* _PROBLEM DETAILS_:
Pictures are not part of the copy. Give again exactly the lines from the one with "Rebuild this diagram" to the one with "(b1) at (311,283)", inclusive.

** START INFORMATION PROVIDED **

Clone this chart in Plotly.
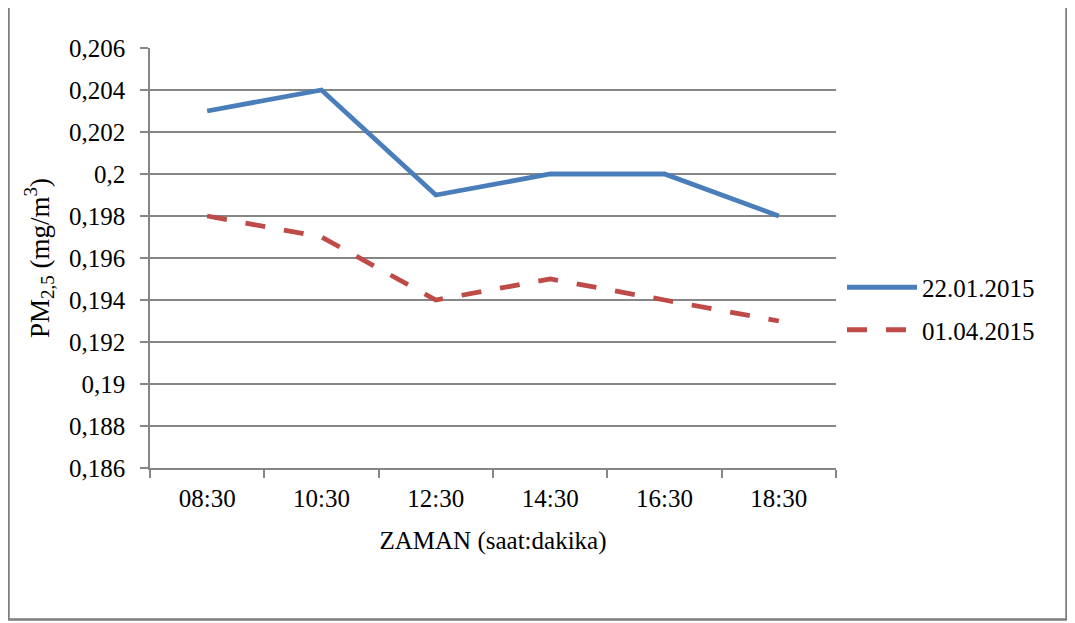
import plotly.graph_objects as go

times = ["08:30", "10:30", "12:30", "14:30", "16:30", "18:30"]
series_jan = [0.203, 0.204, 0.199, 0.200, 0.200, 0.198]
series_apr = [0.198, 0.197, 0.194, 0.195, 0.194, 0.193]
name_jan = "22.01.2015"
name_apr = "01.04.2015"
y_ticks = [0.186, 0.188, 0.190, 0.192, 0.194, 0.196, 0.198, 0.200, 0.202, 0.204, 0.206]
y_tick_labels = ["0,186", "0,188", "0,19", "0,192", "0,194", "0,196", "0,198", "0,2", "0,202", "0,204", "0,206"]

OFF = 8  # page body margin
W, H = 1075 - OFF, 623 - OFF
L, R, T, B = 150 - OFF, 836 - OFF, 48 - OFF, 468 - OFF

def px(x):
    return (x - OFF - L) / (R - L)

def py(y):
    return (B - (y - OFF)) / (B - T)

FONT = "Liberation Serif"
GRID = "#868686"

fig = go.Figure()
fig.add_trace(go.Scatter(x=times, y=series_jan, mode="lines", name=name_jan, legendgroup="a",
                         line=dict(color="#4A7EBB", width=4.8)))
fig.add_trace(go.Scatter(x=times, y=series_apr, mode="lines", name=name_apr, legendgroup="b",
                         line=dict(color="#BE4B48", width=4.8, dash="20px,19px")))

fig.update_layout(
    width=W, height=H,
    margin=dict(l=L, r=W - R, t=T, b=H - B, pad=0),
    paper_bgcolor="white", plot_bgcolor="white",
    font=dict(family=FONT, size=24, color="black"),
    showlegend=True,
    legend=dict(x=px(842), y=py(308.5), xanchor="left", yanchor="middle",
                font=dict(family=FONT, size=25, color="black"),
                itemwidth=70, tracegroupgap=7, bgcolor="rgba(0,0,0,0)"),
    xaxis=dict(
        type="category", range=[-0.5, 5.5],
        showline=True, linecolor=GRID, linewidth=1.5,
        ticks="outside", tickson="boundaries", ticklen=8, tickcolor=GRID, tickwidth=1.5,
        showgrid=False, zeroline=False, ticklabelstandoff=7,
        tickfont=dict(family=FONT, size=25),
        title=dict(text="ZAMAN (saat:dakika)", font=dict(family=FONT, size=25), standoff=21),
    ),
    yaxis=dict(
        range=[0.186, 0.206], tickvals=y_ticks, ticktext=y_tick_labels,
        showline=True, linecolor=GRID, linewidth=1.5,
        ticks="outside", ticklen=8, tickcolor=GRID, tickwidth=1.5,
        showgrid=True, gridcolor=GRID, gridwidth=1.5, zeroline=False, ticklabelstandoff=10,
        tickfont=dict(family=FONT, size=25),
        title=dict(text="PM<sub>2,5</sub> (mg/m<sup>3</sup>)", font=dict(family=FONT, size=27), standoff=12),
    ),
    shapes=[dict(type="rect", xref="paper", yref="paper",
                 x0=px(8.5), x1=px(1066.5), y0=py(619.5), y1=py(1),
                 line=dict(color="#7F7F7F", width=2.5), fillcolor="rgba(0,0,0,0)", layer="below")],
)

fig.write_html("out.html")
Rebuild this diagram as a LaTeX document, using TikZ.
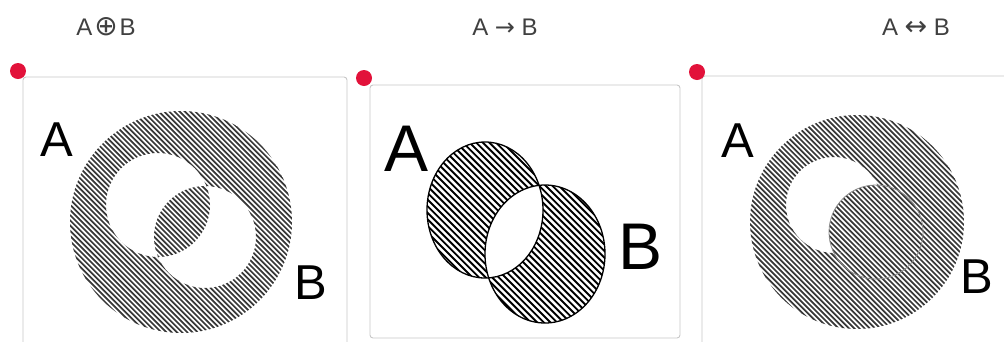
\documentclass[tikz,border=0pt]{standalone}
\usepackage{fontspec}
\setmainfont{Liberation Sans}
\newfontfamily\symfont{DejaVu Sans}
\definecolor{dotred}{RGB}{226,18,58}
\begin{document}
\begin{tikzpicture}[x=1pt,y=-1pt,
  frame/.style={draw=black!22,line width=0.9pt,rounded corners=3pt},
  reddot/.style={fill=dotred,draw=none},
  title/.style={inner sep=0pt,text=black!75,font=\fontsize{24}{26}\selectfont},
  biglabel/.style={inner sep=0pt,font=\fontsize{49}{52}\selectfont},
  hugelabel/.style={inner sep=0pt,font=\fontsize{66}{70}\selectfont},
  hatchA/.style={draw=black!78,line width=1.7pt},
  hatchB/.style={draw=black,line width=1.9pt},
  outline/.style={draw=black,line width=1.3pt}]
\useasboundingbox (0,0) rectangle (1004,341);

% ---------- Panel 1 : A xor B ----------
\draw[frame] (23,350) -- (23,77) -- (347,77) -- (347,350);
\fill[reddot] (18,71) circle[radius=8];
\node[title] (t1) at (106,27) {A\kern2pt{\symfont\fontsize{28}{28}\selectfont ⊕}\kern2pt B};
\begin{scope}[even odd rule]
  \clip (181,222) circle[radius=111]
        (158,205) circle[radius=52]
        (205,237) circle[radius=51];
  \foreach \i in {-260,-254.8,...,260}
    \draw[hatchA] (181+\i-130,222-130) -- (181+\i+130,222+130);
\end{scope}
\node[biglabel] (a1) at (57,140) {A};
\node[biglabel] (b1) at (311,283) {B};

% ---------- Panel 2 : A -> B ----------
\draw[frame] (370,85) rectangle (680,338);
\fill[reddot] (364,78) circle[radius=8];
\node[title] (t2) at (505,27) {A {\symfont →} B};
\begin{scope}[even odd rule]
  \clip (485,210) ellipse[x radius=58,y radius=68]
        (545,254) ellipse[x radius=60,y radius=69];
  \foreach \i in {-220,-213.4,...,220}
    \draw[hatchB] (515+\i-130,232-130) -- (515+\i+130,232+130);
\end{scope}
\draw[outline] (485,210) ellipse[x radius=58,y radius=68];
\draw[outline] (545,254) ellipse[x radius=60,y radius=69];
\node[hugelabel] (a2) at (407,149) {A};
\node[hugelabel] (b2) at (641,247) {B};

% ---------- Panel 3 : A <-> B ----------
\draw[frame] (702,350) -- (702,76) -- (1010,76);
\fill[reddot] (697,72) circle[radius=8];
\node[title] (t3) at (916,27) {A {\symfont\fontsize{27}{28}\selectfont ↔} B};
\begin{scope}[even odd rule]
  \clip (857,222) circle[radius=107]
        (834,205) circle[radius=48];
  \foreach \i in {-260,-254.8,...,260}
    \draw[hatchA] (857+\i-130,222-130) -- (857+\i+130,222+130);
\end{scope}
\begin{scope}
  \clip (834,205) circle[radius=48];
  \clip (876,232) circle[radius=47];
  \foreach \i in {-260,-254.8,...,260}
    \draw[hatchA] (857+\i-130,222-130) -- (857+\i+130,222+130);
\end{scope}
\draw[draw=black!45,line width=0.8pt] (876,232) circle[radius=47];
\node[biglabel] (a3) at (738,141) {A};
\node[biglabel] (b3) at (977,277) {B};
\end{tikzpicture}
\end{document}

** END INFORMATION PROVIDED **

* _EXERCISE OUTPUT_:
Rebuild this diagram as a LaTeX document, using TikZ.
\documentclass[tikz,border=0pt]{standalone}
\usepackage{fontspec}
\setmainfont{Liberation Sans}
\newfontfamily\symfont{DejaVu Sans}
\definecolor{dotred}{RGB}{226,18,58}
\begin{document}
\begin{tikzpicture}[x=1pt,y=-1pt,
  frame/.style={draw=black!22,line width=0.9pt,rounded corners=3pt},
  reddot/.style={fill=dotred,draw=none},
  title/.style={inner sep=0pt,text=black!75,font=\fontsize{24}{26}\selectfont},
  biglabel/.style={inner sep=0pt,font=\fontsize{49}{52}\selectfont},
  hugelabel/.style={inner sep=0pt,font=\fontsize{66}{70}\selectfont},
  hatchA/.style={draw=black!78,line width=1.7pt},
  hatchB/.style={draw=black,line width=1.9pt},
  outline/.style={draw=black,line width=1.3pt}]
\useasboundingbox (0,0) rectangle (1004,341);

% ---------- Panel 1 : A xor B ----------
\draw[frame] (23,350) -- (23,77) -- (347,77) -- (347,350);
\fill[reddot] (18,71) circle[radius=8];
\node[title] (t1) at (106,27) {A\kern2pt{\symfont\fontsize{28}{28}\selectfont ⊕}\kern2pt B};
\begin{scope}[even odd rule]
  \clip (181,222) circle[radius=111]
        (158,205) circle[radius=52]
        (205,237) circle[radius=51];
  \foreach \i in {-260,-254.8,...,260}
    \draw[hatchA] (181+\i-130,222-130) -- (181+\i+130,222+130);
\end{scope}
\node[biglabel] (a1) at (57,140) {A};
\node[biglabel] (b1) at (311,283) {B};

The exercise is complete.